I find myself constantly thinking of better stories than the one God seems to be writing for me, stories that even seem more in line with God’s purposes on earth. But then I go back to the idea of soundtrack and realize I have no clue about God’s purposes on earth or how I might best serve them. I have the music of my own desires playing so loudly in my head I don't "get" it even when I think I do.

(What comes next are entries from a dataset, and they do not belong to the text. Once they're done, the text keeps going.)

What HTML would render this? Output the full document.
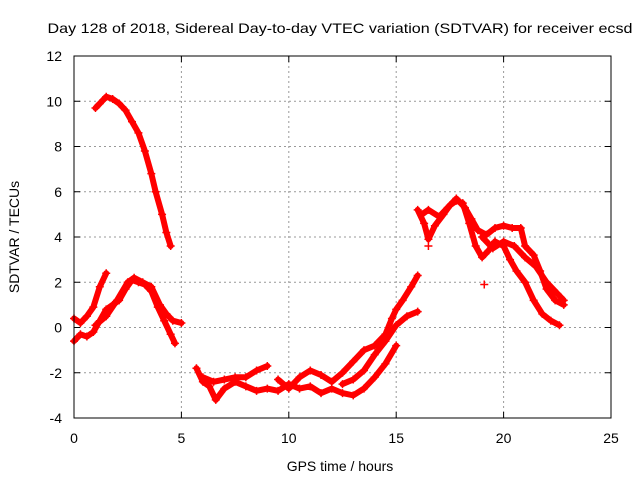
<!DOCTYPE html>
<html><head><meta charset="utf-8"><style>
body{margin:0;background:#fff}
svg{display:block;font-family:"Liberation Sans",sans-serif}
</style></head><body>
<svg id="chart" width="640" height="480" viewBox="0 0 640 480">
<rect width="640" height="480" fill="#fff"/>
<text x="340" y="33" font-size="14" text-anchor="middle" textLength="585" lengthAdjust="spacingAndGlyphs">Day 128 of 2018, Sidereal Day-to-day VTEC variation (SDTVAR) for receiver ecsd</text>
<text x="340" y="471" font-size="14" text-anchor="middle">GPS time / hours</text>
<text transform="translate(19,237) rotate(-90)" font-size="14" text-anchor="middle">SDTVAR / TECUs</text>
<g id="grid"></g><g id="ticks"></g><g id="marks"></g>
<rect x="74" y="56" width="537" height="362" fill="none" stroke="#000" stroke-width="1"/>
</svg>
<script>
const xTicks=[0,5,10,15,20,25];
const yTicks=[-4,-2,0,2,4,6,8,10,12];
const track1=[[1.0,9.7],[1.2,9.9],[1.5,10.2],[1.8,10.1],[2.1,9.9],[2.4,9.6],[2.7,9.1],[3.0,8.6],[3.3,7.8],[3.6,6.8],[3.8,6.0],[4.1,5.0],[4.3,4.2],[4.5,3.6]];
const track2=[[0,-0.6],[0.3,-0.3],[0.6,-0.4],[0.9,-0.2],[1.2,0.3],[1.5,0.8],[1.8,1.0],[2.1,1.2],[2.4,1.7],[2.7,2.1],[3.0,2.0],[3.3,1.9],[3.6,1.6],[3.9,0.9],[4.2,0.3],[4.5,-0.3],[4.7,-0.7]];
const track3=[[0,0.4],[0.3,0.2],[0.6,0.5],[0.9,0.9],[1.2,1.8],[1.5,2.4]];
const track4=[[1.0,0.1],[1.5,0.5],[2.0,1.2],[2.5,2.0],[2.8,2.2],[3.2,2.0],[3.6,1.8],[4.0,1.0],[4.3,0.6],[4.6,0.3],[5.0,0.2]];
const track5=[[5.7,-1.8],[6.0,-2.4],[6.3,-2.6],[6.6,-3.2],[7.0,-2.7],[7.5,-2.4],[8.0,-2.6],[8.5,-2.8],[9.0,-2.7],[9.5,-2.8],[10.0,-2.5],[10.5,-2.7],[11.0,-2.6],[11.5,-2.9],[12.0,-2.7],[12.5,-2.9],[13.0,-3.0],[13.5,-2.7],[14.0,-2.2],[14.5,-1.6],[15.0,-0.8]];
const track6=[[6.0,-2.2],[6.5,-2.4],[7.0,-2.3],[7.5,-2.2],[8.0,-2.2],[8.5,-1.9],[9.0,-1.7]];
const track7=[[9.5,-2.3],[10.0,-2.7],[10.5,-2.2],[11.0,-1.9],[11.5,-2.1],[12.0,-2.4],[12.5,-2.0],[13.0,-1.5],[13.5,-1.0],[14.0,-0.8],[14.5,-0.3],[14.8,0.4],[15.0,0.8],[15.3,1.2],[15.7,1.8],[16.0,2.3]];
const track8=[[12.5,-2.5],[13.0,-2.3],[13.5,-1.9],[14.0,-1.2],[14.5,-0.6],[15.0,0.1],[15.5,0.5],[16.0,0.7]];
const track9=[[16.0,5.2],[16.3,4.6],[16.5,3.9],[16.8,4.5],[17.2,5.0],[17.5,5.4],[17.8,5.6],[18.1,5.5],[18.4,4.6],[18.7,3.6],[19.0,3.1],[19.3,3.4],[19.6,3.8],[20.0,3.6],[20.3,3.0],[20.6,2.5],[21.0,2.0],[21.4,1.2],[21.8,0.6],[22.2,0.3],[22.6,0.1]];
const track10=[[16.2,5.0],[16.5,5.2],[17.0,4.9],[17.4,5.3],[17.8,5.7],[18.2,5.3],[18.5,4.8],[18.8,4.3],[19.2,4.1],[19.6,4.4],[20.0,4.5],[20.4,4.4],[20.8,4.4],[21.0,3.6],[21.4,3.2],[21.7,2.5],[22.0,1.7],[22.4,1.2],[22.8,1.0]];
const track11=[[19.0,4.0],[19.5,3.5],[20.0,3.8],[20.5,3.6],[21.0,3.1],[21.5,2.7],[22.0,2.0],[22.5,1.5],[22.8,1.2]];
const outliers=[[19.1,1.9],[16.5,3.6]];
const tracks=[track1,track2,track3,track4,track5,track6,track7,track8,track9,track10,track11];

const X=v=>74+(v-0)/25*537;
const Y=v=>418-(v+4)/16*362;
const NS="http://www.w3.org/2000/svg";
const grid=document.getElementById('grid'),ticks=document.getElementById('ticks'),marks=document.getElementById('marks');
function mk(tag,attrs,parent){const e=document.createElementNS(NS,tag);for(const k in attrs)e.setAttribute(k,attrs[k]);parent.appendChild(e);return e;}
xTicks.forEach(t=>{
  if(t>0&&t<25){const g=mk('line',{x1:X(t),x2:X(t),y1:56,y2:418,stroke:'#999','stroke-dasharray':'2,3'},grid);
  
  }
  const tx=mk('text',{x:X(t),y:443,'font-size':14,'text-anchor':'middle'},ticks);tx.textContent=t;
  
  
  mk('line',{x1:X(t),x2:X(t),y1:418,y2:412,stroke:'#000'},ticks);
  mk('line',{x1:X(t),x2:X(t),y1:56,y2:62,stroke:'#000'},ticks);
});
yTicks.forEach(t=>{
  if(t>-4&&t<12){const g=mk('line',{x1:74,x2:611,y1:Y(t),y2:Y(t),stroke:'#999','stroke-dasharray':'2,3'},grid);
  
  }
  const tx=mk('text',{x:62,y:Y(t)+5,'font-size':14,'text-anchor':'end'},ticks);tx.textContent=t;
  
  
  mk('line',{x1:74,x2:80,y1:Y(t),y2:Y(t),stroke:'#000'},ticks);
  mk('line',{x1:605,x2:611,y1:Y(t),y2:Y(t),stroke:'#000'},ticks);
});
function plus(v){
  const x=X(v[0]),y=Y(v[1]);
  const p=mk('path',{d:`M${x-4},${y}H${x+4}M${x},${y-4}V${y+4}`,stroke:'#f00','stroke-width':1.5},marks);
  
  
}
tracks.forEach(tr=>{
  const pl=mk('polyline',{points:tr.map(v=>X(v[0])+','+Y(v[1])).join(' '),fill:'none',stroke:'#f00','stroke-width':6,'stroke-linejoin':'round','stroke-linecap':'round'},marks);
  
  
  tr.forEach(plus);
});
outliers.forEach(plus);
</script>
</body></html>
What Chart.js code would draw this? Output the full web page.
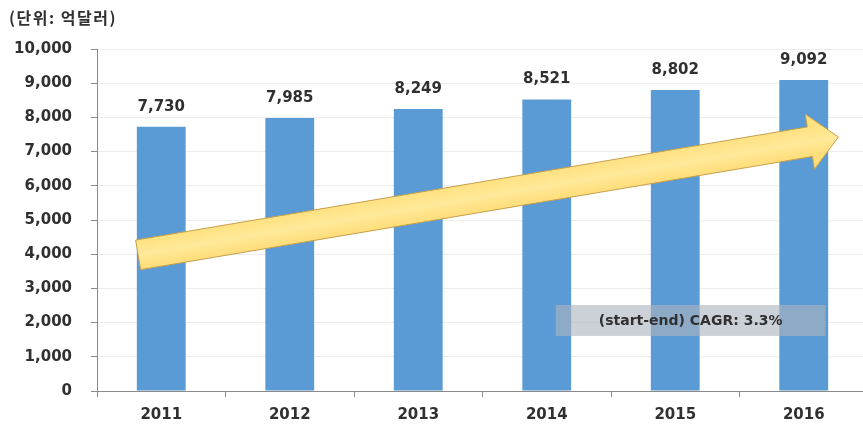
<!DOCTYPE html>
<html>
<head>
<meta charset="utf-8">
<script src="https://cdn.jsdelivr.net/npm/chart.js@4/dist/chart.umd.min.js"></script>
<style>
  html, body { margin: 0; padding: 0; background: #fff; overflow: hidden; }
  #wrap { position: relative; width: 872px; height: 432px; }
</style>
</head>
<body>
<div id="wrap"><canvas id="c"></canvas></div>
<script>
// Market size by year (unit: 100M USD)
const years = ['2011', '2012', '2013', '2014', '2015', '2016'];
const marketSize = [7730, 7985, 8249, 8521, 8802, 9092];
const yTickValues = [0, 1000, 2000, 3000, 4000, 5000, 6000, 7000, 8000, 9000, 10000];
const unitLabel = '(단위: 억달러)';
const cagrLabel = '(start-end) CAGR: 3.3%';
// Trend arrow ends, as [category index, value]
const trendTail = [-0.18, 3980];
const trendTip = [5.27, 7430];
// Note box corners, as [category index, value]
const noteBoxFrom = [3.07, 2515];
const noteBoxTo = [5.17, 1610];

const TEXT = '#303030';
const AXIS = '#8a8a8a';
const NUM_FONT = '"DejaVu Sans", sans-serif';

const fmt = v => Number(v).toLocaleString('en-US');

// Value labels above each bar
const barLabels = {
  id: 'barLabels',
  afterDatasetsDraw(chart) {
    const ctx = chart.ctx;
    const meta = chart.getDatasetMeta(0);
    ctx.save();
    ctx.font = 'bold 15px ' + NUM_FONT;
    ctx.fillStyle = TEXT;
    ctx.textAlign = 'center';
    ctx.textBaseline = 'middle';
    meta.data.forEach((bar, i) => {
      ctx.fillText(fmt(marketSize[i]), bar.x, bar.y - 20);
    });
    ctx.restore();
  }
};

// Growth arrow and CAGR note
const trendArrow = {
  id: 'trendArrow',
  afterDatasetsDraw(chart) {
    const { ctx, scales: { x, y } } = chart;
    const p0 = { x: x.getPixelForValue(trendTail[0]), y: y.getPixelForValue(trendTail[1]) };
    const p1 = { x: x.getPixelForValue(trendTip[0]), y: y.getPixelForValue(trendTip[1]) };
    const dx = p1.x - p0.x, dy = p1.y - p0.y;
    const len = Math.hypot(dx, dy);
    const u = { x: dx / len, y: dy / len };
    const n = { x: -u.y, y: u.x };
    const sw = 15, hw = 28, hl = 29;
    const h = { x: p1.x - u.x * hl, y: p1.y - u.y * hl };
    const pts = [
      [p0.x - n.x * sw, p0.y - n.y * sw],
      [h.x - n.x * sw, h.y - n.y * sw],
      [h.x - n.x * hw, h.y - n.y * hw],
      [p1.x, p1.y],
      [h.x + n.x * hw, h.y + n.y * hw],
      [h.x + n.x * sw, h.y + n.y * sw],
      [p0.x + n.x * sw, p0.y + n.y * sw]
    ];
    ctx.save();
    const g = ctx.createLinearGradient(
      p0.x - n.x * sw, p0.y - n.y * sw, p0.x + n.x * sw, p0.y + n.y * sw);
    g.addColorStop(0, '#FFE180');
    g.addColorStop(0.5, '#FFE99A');
    g.addColorStop(1, '#FFDD78');
    ctx.beginPath();
    pts.forEach((p, i) => i ? ctx.lineTo(p[0], p[1]) : ctx.moveTo(p[0], p[1]));
    ctx.closePath();
    ctx.fillStyle = g;
    ctx.fill();
    ctx.lineWidth = 1;
    ctx.strokeStyle = '#C4A04E';
    ctx.stroke();

    // CAGR note box
    const bx0 = x.getPixelForValue(noteBoxFrom[0]), by0 = y.getPixelForValue(noteBoxFrom[1]);
    const bx1 = x.getPixelForValue(noteBoxTo[0]), by1 = y.getPixelForValue(noteBoxTo[1]);
    ctx.fillStyle = 'rgba(172,180,190,0.62)';
    ctx.fillRect(bx0, by0, bx1 - bx0, by1 - by0);
    ctx.font = 'bold 14px ' + NUM_FONT;
    ctx.fillStyle = TEXT;
    ctx.textAlign = 'center';
    ctx.textBaseline = 'middle';
    ctx.fillText(cagrLabel, (bx0 + bx1) / 2, (by0 + by1) / 2 + 1);

    // unit caption
    ctx.font = 'bold 16px "Noto Sans CJK KR", sans-serif';
    ctx.letterSpacing = '1.5px';
    ctx.textAlign = 'left';
    ctx.fillText(unitLabel, 9, 18);
    ctx.restore();
  }
};

new Chart(document.getElementById('c'), {
  type: 'bar',
  data: {
    labels: years,
    datasets: [{
      data: marketSize,
      backgroundColor: '#5B9BD5',
      borderWidth: 0,
      categoryPercentage: 1,
      barPercentage: 0.38
    }]
  },
  options: {
    responsive: true,
    maintainAspectRatio: false,
    animation: false,
    layout: { padding: { left: 0, right: 4, top: 49, bottom: 0 } },
    plugins: { legend: { display: false }, tooltip: { enabled: false } },
    scales: {
      x: {
        afterFit(s) { s.height = 41; },
        grid: { drawOnChartArea: false, color: AXIS, tickColor: AXIS, tickLength: 6 },
        border: { color: AXIS, width: 1 },
        ticks: { color: TEXT, font: { family: NUM_FONT, size: 15, weight: 'bold' }, padding: 9 }
      },
      y: {
        min: 0,
        max: 10000,
        afterFit(s) { s.width = 97; },
        afterBuildTicks(s) { s.ticks = yTickValues.map(v => ({ value: v })); },
        grid: { color: '#ececec', tickColor: AXIS, tickLength: 6 },
        border: { color: AXIS, width: 1 },
        ticks: {
          color: TEXT,
          font: { family: NUM_FONT, size: 15, weight: 'bold' },
          padding: 19,
          callback: v => fmt(v)
        }
      }
    }
  },
  plugins: [barLabels, trendArrow]
});
</script>
</body>
</html>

During our move and just after, my son watched the movie King of Dreams over and over again. In the part where Joseph struggles to understand God’s purpose he sings a song from jail called, “You Know Better Than I.” I downloaded it because I find it so compelling. And maybe God is trying to show me even as I write that this is the soundtrack of my life at this moment. A soundtrack that tells me God does know better than I do. Do I really believe that? No. But every time I hear it playing as I drive alone in the car, I find myself weeping. Tears for what I had that I find it so hard to let go of, tears for how much I want to be able to lose myself in whatever story God is writing, tears for all the things that make it hard for me to trust, tears for recognizing that whether I am serving in prison or feeding the corporate bottom line, God loves me the same. EXACTLY the same. And when I can hear even faintly that music behind the work of my life, I finally begin to believe the story will turn out right in the end.